_Source data_:
□ □ □ □
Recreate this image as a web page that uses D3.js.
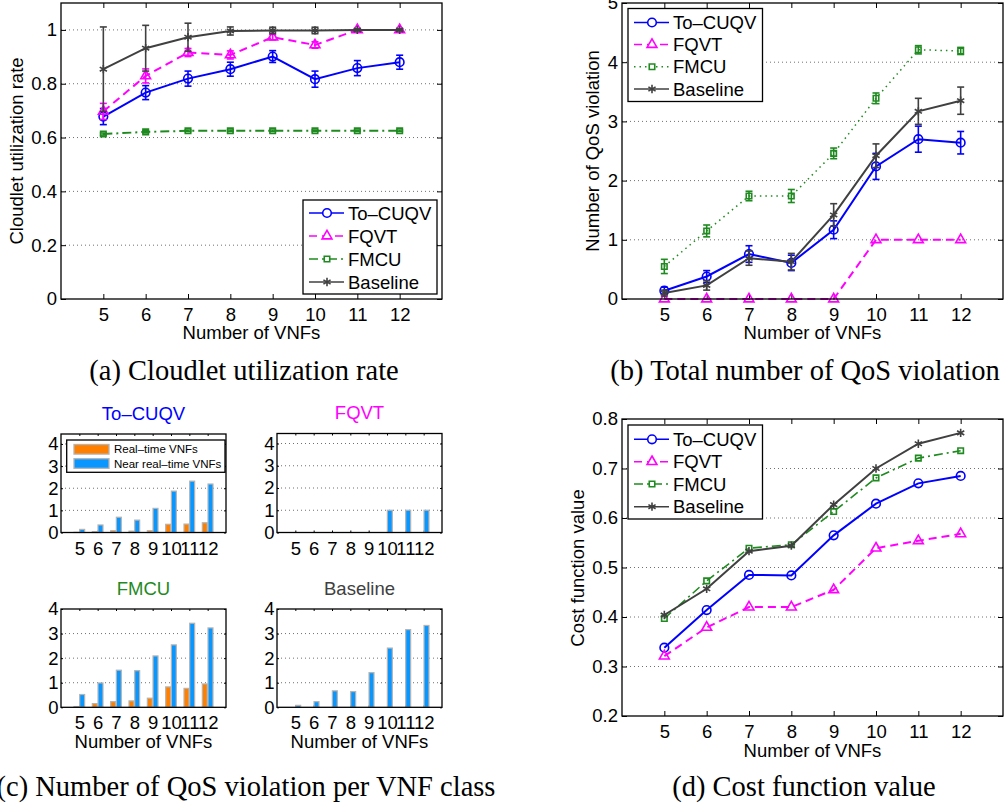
<!DOCTYPE html>
<html><head><meta charset="utf-8">
<script src="https://cdn.jsdelivr.net/npm/d3@7"></script>
<style>
body{margin:0;background:#fff;}
svg{display:block;}
</style>
</head><body>
<script>
// ---------------- DATA ----------------
const vnfs = [5, 6, 7, 8, 9, 10, 11, 12];
const seriesNames = ["To–CUQV", "FQVT", "FMCU", "Baseline"];

// (a) Cloudlet utilization rate (mean, error)
const utilToCUQV    = [0.678, 0.767, 0.819, 0.854, 0.901, 0.817, 0.858, 0.880];
const utilToCUQVErr = [0.030, 0.026, 0.028, 0.026, 0.022, 0.030, 0.028, 0.026];
const utilFQVT      = [0.697, 0.829, 0.916, 0.907, 0.973, 0.944, 1.000, 1.000];
const utilFQVTErr   = [0.030, 0.026, 0.015, 0.015, 0.010, 0.012, 0.003, 0.003];
const utilFMCU      = [0.613, 0.621, 0.625, 0.625, 0.625, 0.625, 0.625, 0.625];
const utilFMCUErr   = [0.004, 0.004, 0.003, 0.003, 0.003, 0.003, 0.003, 0.003];
const utilBase      = [0.854, 0.932, 0.973, 0.996, 0.998, 0.998, 1.000, 1.000];
const utilBaseErr   = [0.157, 0.085, 0.052, 0.015, 0.012, 0.012, 0.003, 0.003];

// (b) Total number of QoS violation (mean, error)
const qosToCUQV    = [0.14, 0.38, 0.76, 0.61, 1.17, 2.24, 2.70, 2.64];
const qosToCUQVErr = [0.06, 0.10, 0.14, 0.13, 0.15, 0.22, 0.22, 0.19];
const qosFQVT      = [0, 0, 0, 0, 0, 1, 1, 1];
const qosFQVTErr   = [0, 0, 0, 0, 0, 0, 0, 0];
const qosFMCU      = [0.55, 1.15, 1.74, 1.74, 2.46, 3.39, 4.21, 4.19];
const qosFMCUErr   = [0.12, 0.10, 0.08, 0.11, 0.09, 0.09, 0.07, 0.06];
const qosBase      = [0.10, 0.23, 0.69, 0.63, 1.42, 2.42, 3.17, 3.35];
const qosBaseErr   = [0.05, 0.08, 0.12, 0.14, 0.19, 0.20, 0.22, 0.23];

// (c) QoS violation per VNF class
const classNames = ["Real–time VNFs", "Near real–time VNFs"];
const rtToCUQV   = [0.01, 0.04, 0.08, 0.06, 0.08, 0.37, 0.38, 0.44];
const nrtToCUQV  = [0.14, 0.34, 0.69, 0.56, 1.09, 1.87, 2.32, 2.19];
const rtFQVT     = [0, 0, 0, 0, 0, 0, 0, 0];
const nrtFQVT    = [0, 0, 0, 0, 0, 1, 1, 1];
const rtFMCU     = [0.03, 0.15, 0.23, 0.26, 0.37, 0.83, 0.77, 0.95];
const nrtFMCU    = [0.52, 0.99, 1.51, 1.49, 2.09, 2.54, 3.42, 3.23];
const rtBase     = [0, 0, 0, 0, 0, 0, 0, 0];
const nrtBase    = [0.08, 0.23, 0.67, 0.64, 1.41, 2.41, 3.16, 3.33];

// (d) Cost function value
const costToCUQV = [0.338, 0.414, 0.485, 0.484, 0.565, 0.629, 0.670, 0.685];
const costFQVT   = [0.321, 0.379, 0.420, 0.420, 0.455, 0.539, 0.554, 0.568];
const costFMCU   = [0.397, 0.473, 0.539, 0.546, 0.613, 0.681, 0.721, 0.736];
const costBase   = [0.404, 0.457, 0.533, 0.544, 0.627, 0.700, 0.750, 0.772];

// tick labels
const ticksUtil = [0, 0.2, 0.4, 0.6, 0.8, 1];
const ticksQoS  = [0, 1, 2, 3, 4, 5];
const ticksCost = [0.2, 0.3, 0.4, 0.5, 0.6, 0.7, 0.8];
const ticksClass = [0, 1, 2, 3, 4];

const captions = ["(a) Cloudlet utilization rate", "(b) Total number of QoS violation",
                  "(c) Number of QoS violation per VNF class", "(d) Cost function value"];
const xLabel = "Number of VNFs";

// ---------------- STYLES ----------------
const FONT = "'Liberation Sans', Arial, Helvetica, sans-serif";
const SERIF = "'Liberation Serif', 'Times New Roman', Times, serif";
const FS = 18.5;
const colors = ["#0000ff", "#ff00ff", "#1f8a1f", "#404040"];
const symAst = d3.symbolAsterisk || d3.symbolCross;
const styleA = [
  {color: colors[0], dash: null, sym: d3.symbolCircle, size: 58, fill: "none"},
  {color: colors[1], dash: "8,5", sym: d3.symbolTriangle, size: 42, fill: "none"},
  {color: colors[2], dash: "9,4,2,4", sym: d3.symbolSquare, size: 30, fill: "none"},
  {color: colors[3], dash: null, sym: symAst, size: 48, fill: "none"}
];
const styleB = styleA.map((s, i) => i === 2 ? Object.assign({}, s, {dash: "1.5,4"}) : s);
const barColors = ["#ff8000", "#0a96ff"];

const svg = d3.select("body").append("svg").attr("width", 1006).attr("height", 808);
svg.append("rect").attr("width", 1006).attr("height", 808).attr("fill", "#fff");

function makeAxes(c) {
  const x = d3.scaleLinear().domain(c.xDomain).range([c.l, c.r]);
  const y = d3.scaleLinear().domain(c.yDomain).range([c.b, c.t]);
  const g = svg.append("g");
  const inner = c.yTicks.filter(v => v > c.yDomain[0] + 1e-9 && v < c.yDomain[1] - 1e-9);
  g.append("g").selectAll("line").data(inner).join("line")
    .attr("x1", c.l).attr("x2", c.r).attr("y1", d => y(d)).attr("y2", d => y(d))
    .attr("stroke", "#707070").attr("stroke-width", 1).attr("stroke-dasharray", "1,3");
  const tl = c.tickLen;
  const st = sel => sel.attr("font-family", FONT).attr("font-size", FS)
    .call(s => s.select(".domain").remove())
    .call(s => s.selectAll("line").attr("stroke", "#000").attr("stroke-width", 1))
    .call(s => s.selectAll("text").attr("fill", "#000"));
  g.append("g").attr("transform", `translate(0,${c.b})`)
    .call(d3.axisBottom(x).tickValues(vnfs).tickSize(-tl).tickPadding(c.xPad).tickFormat(d3.format("d"))).call(st);
  g.append("g").attr("transform", `translate(0,${c.t})`)
    .call(d3.axisTop(x).tickValues(vnfs).tickSize(-tl).tickFormat("")).call(st);
  g.append("g").attr("transform", `translate(${c.l},0)`)
    .call(d3.axisLeft(y).tickValues(c.yTicks).tickSize(-tl).tickPadding(c.yPad).tickFormat(d => String(+d.toFixed(2)))).call(st);
  g.append("g").attr("transform", `translate(${c.r},0)`)
    .call(d3.axisRight(y).tickValues(c.yTicks).tickSize(-tl).tickFormat("")).call(st);
  const plot = svg.append("g");
  return {x, y, c, plot};
}

function box(A) {
  const c = A.c;
  svg.append("rect").attr("x", c.l).attr("y", c.t).attr("width", c.r - c.l).attr("height", c.b - c.t)
    .attr("fill", "none").attr("stroke", "#000").attr("stroke-width", 1.3);
}

function drawSeries(A, ys, errs, s, lw) {
  const pts = vnfs.map((v, i) => ({x: v, y: ys[i], e: errs ? errs[i] : 0}));
  const line = d3.line().x(d => A.x(d.x)).y(d => A.y(d.y));
  const g = A.plot.append("g");
  g.append("path").datum(pts).attr("d", line).attr("fill", "none")
    .attr("stroke", s.color).attr("stroke-width", lw).attr("stroke-dasharray", s.dash);
  if (errs) {
    const cap = 3.5;
    const eb = g.selectAll("g.eb").data(pts.filter(d => d.e > 0)).join("g");
    eb.append("line").attr("x1", d => A.x(d.x)).attr("x2", d => A.x(d.x))
      .attr("y1", d => A.y(d.y - d.e)).attr("y2", d => A.y(d.y + d.e))
      .attr("stroke", s.color).attr("stroke-width", 1.6);
    [-1, 1].forEach(sg => {
      eb.append("line").attr("x1", d => A.x(d.x) - cap).attr("x2", d => A.x(d.x) + cap)
        .attr("y1", d => A.y(d.y + sg * d.e)).attr("y2", d => A.y(d.y + sg * d.e))
        .attr("stroke", s.color).attr("stroke-width", 1.6);
    });
  }
  g.selectAll("path.m").data(pts).join("path").attr("class", "m")
    .attr("d", d3.symbol(s.sym, s.size))
    .attr("transform", d => `translate(${A.x(d.x)},${A.y(d.y)})`)
    .attr("fill", s.fill).attr("stroke", s.color).attr("stroke-width", 1.6);
}

function legend(lx, ty, w, h, rowY, styles, lw) {
  const g = svg.append("g");
  g.append("rect").attr("x", lx).attr("y", ty).attr("width", w).attr("height", h)
    .attr("fill", "#fff").attr("stroke", "#000").attr("stroke-width", 1.3);
  seriesNames.forEach((n, i) => {
    const s = styles[i], yy = rowY[i];
    g.append("line").attr("x1", lx + 6).attr("x2", lx + 41).attr("y1", yy).attr("y2", yy)
      .attr("stroke", s.color).attr("stroke-width", lw).attr("stroke-dasharray", s.dash);
    g.append("path").attr("d", d3.symbol(s.sym, s.size)).attr("transform", `translate(${lx + 24},${yy})`)
      .attr("fill", "#fff").attr("stroke", s.color).attr("stroke-width", 1.6);
    g.append("text").attr("x", lx + 45).attr("y", yy + 6.6).attr("font-family", FONT).attr("font-size", FS)
      .attr("fill", "#000").text(n);
  });
}

function text(x, y, str, opts = {}) {
  const t = svg.append("text").attr("x", x).attr("y", y).attr("text-anchor", opts.anchor || "middle")
    .attr("font-family", opts.font || FONT).attr("font-size", opts.size || FS).attr("fill", opts.color || "#000").text(str);
  if (opts.rotate) t.attr("transform", `rotate(-90,${x},${y})`);
  return t;
}

// ---------- (a) ----------
const A = makeAxes({l: 61, r: 442, t: 3, b: 299, xDomain: [4, 13], yDomain: [0, 1.1], yTicks: ticksUtil, tickLen: 5, xPad: 9, yPad: 4});
drawSeries(A, utilToCUQV, utilToCUQVErr, styleA[0], 2);
drawSeries(A, utilFQVT, utilFQVTErr, styleA[1], 2);
drawSeries(A, utilFMCU, utilFMCUErr, styleA[2], 2);
drawSeries(A, utilBase, utilBaseErr, styleA[3], 2);
box(A);
legend(303, 200, 134, 94, [213, 236, 259, 282], styleA, 1.5);
text(23, 151, "Cloudlet utilization rate", {rotate: true});
text(251.5, 339, xLabel);
text(244, 380, captions[0], {font: SERIF, size: 28.5});

// ---------- (b) ----------
const B = makeAxes({l: 622, r: 1003, t: 3, b: 299, xDomain: [4, 13], yDomain: [0, 5], yTicks: ticksQoS, tickLen: 5, xPad: 9, yPad: 4});
drawSeries(B, qosToCUQV, qosToCUQVErr, styleB[0], 2);
drawSeries(B, qosFQVT, qosFQVTErr, styleB[1], 2);
drawSeries(B, qosFMCU, qosFMCUErr, styleB[2], 1.5);
drawSeries(B, qosBase, qosBaseErr, styleB[3], 2);
box(B);
legend(628, 8.5, 134.5, 93, [22.5, 44.5, 66.7, 89], styleB, 1.5);
text(599, 151, "Number of QoS violation", {rotate: true});
text(812.5, 339, xLabel);
text(805, 380, captions[1], {font: SERIF, size: 28.5});

// ---------- (d) ----------
const D = makeAxes({l: 622, r: 1003, t: 419, b: 716, xDomain: [4, 13], yDomain: [0.2, 0.8], yTicks: ticksCost, tickLen: 5, xPad: 9, yPad: 4});
drawSeries(D, costToCUQV, null, styleA[0], 2);
drawSeries(D, costFQVT, null, styleA[1], 2);
drawSeries(D, costFMCU, null, styleA[2], 1.6);
drawSeries(D, costBase, null, styleA[3], 2);
box(D);
legend(628, 425, 134.5, 94, [439.3, 461.7, 484, 506.7], styleA, 1.5);
text(584, 568, "Cost function value", {rotate: true});
text(812.5, 757, xLabel);
text(804, 796, captions[3], {font: SERIF, size: 28.5});

// ---------- (c) ----------
const subplots = [
  {title: seriesNames[0], color: colors[0], rt: rtToCUQV, nrt: nrtToCUQV, l: 61, r: 226, t: 434, b: 532.5, ymax: 4.45, xlab: false},
  {title: seriesNames[1], color: colors[1], rt: rtFQVT, nrt: nrtFQVT, l: 277, r: 442, t: 433.5, b: 532.5, ymax: 4.45, xlab: false},
  {title: seriesNames[2], color: colors[2], rt: rtFMCU, nrt: nrtFMCU, l: 61, r: 226, t: 609, b: 707.3, ymax: 4, xlab: true},
  {title: seriesNames[3], color: colors[3], rt: rtBase, nrt: nrtBase, l: 277, r: 442, t: 609, b: 707.3, ymax: 4, xlab: true}
];
subplots.forEach((sp, k) => {
  const P = makeAxes({l: sp.l, r: sp.r, t: sp.t, b: sp.b, xDomain: [4, 13], yDomain: [0, sp.ymax], yTicks: ticksClass, tickLen: 2, xPad: 9, yPad: 2.5});
  const step = P.x(1) - P.x(0);
  const bw = 0.27 * step, off = 0.155 * step;
  [sp.rt, sp.nrt].forEach((vals, j) => {
    P.plot.append("g").selectAll("rect").data(vnfs.map((v, i) => ({x: v, y: vals[i]}))).join("rect")
      .attr("x", d => P.x(d.x) + (j === 0 ? -off : off) - bw / 2)
      .attr("width", bw)
      .attr("y", d => P.y(d.y))
      .attr("height", d => P.y(0) - P.y(d.y))
      .attr("fill", barColors[j]).attr("stroke", "#b4b4b4").attr("stroke-width", 1.2);
  });
  box(P);
  const cx = (sp.l + sp.r) / 2;
  text(cx, sp.t - 14.5, sp.title, {color: sp.color});
  if (sp.xlab) text(cx, sp.b + 41, xLabel);
  if (k === 0) {
    const g = svg.append("g");
    g.append("rect").attr("x", 66.7).attr("y", 440).attr("width", 158.3).attr("height", 32.3)
      .attr("fill", "#fff").attr("stroke", "#000").attr("stroke-width", 1.3);
    [449.3, 463.5].forEach((yy, j) => {
      g.append("rect").attr("x", 74).attr("y", yy - 4.8).attr("width", 35).attr("height", 9.6)
        .attr("fill", barColors[j]).attr("stroke", "#b4b4b4").attr("stroke-width", 1.3);
      g.append("text").attr("x", 114).attr("y", yy + 4).attr("font-family", FONT).attr("font-size", 11.5)
        .attr("fill", "#000").text(classNames[j]);
    });
  }
});
text(246, 796, captions[2], {font: SERIF, size: 28.5});
</script>
</body></html>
□ □ □ □
_What to do_:
Give back exactly the lines from the first line of the data through the line with "0.012, 0.012, 0.003, 0.003];", pictures excluded.

_The reply_:
Recreate this image as a web page that uses D3.js.
<!DOCTYPE html>
<html><head><meta charset="utf-8">
<script src="https://cdn.jsdelivr.net/npm/d3@7"></script>
<style>
body{margin:0;background:#fff;}
svg{display:block;}
</style>
</head><body>
<script>
// ---------------- DATA ----------------
const vnfs = [5, 6, 7, 8, 9, 10, 11, 12];
const seriesNames = ["To–CUQV", "FQVT", "FMCU", "Baseline"];

// (a) Cloudlet utilization rate (mean, error)
const utilToCUQV    = [0.678, 0.767, 0.819, 0.854, 0.901, 0.817, 0.858, 0.880];
const utilToCUQVErr = [0.030, 0.026, 0.028, 0.026, 0.022, 0.030, 0.028, 0.026];
const utilFQVT      = [0.697, 0.829, 0.916, 0.907, 0.973, 0.944, 1.000, 1.000];
const utilFQVTErr   = [0.030, 0.026, 0.015, 0.015, 0.010, 0.012, 0.003, 0.003];
const utilFMCU      = [0.613, 0.621, 0.625, 0.625, 0.625, 0.625, 0.625, 0.625];
const utilFMCUErr   = [0.004, 0.004, 0.003, 0.003, 0.003, 0.003, 0.003, 0.003];
const utilBase      = [0.854, 0.932, 0.973, 0.996, 0.998, 0.998, 1.000, 1.000];
const utilBaseErr   = [0.157, 0.085, 0.052, 0.015, 0.012, 0.012, 0.003, 0.003];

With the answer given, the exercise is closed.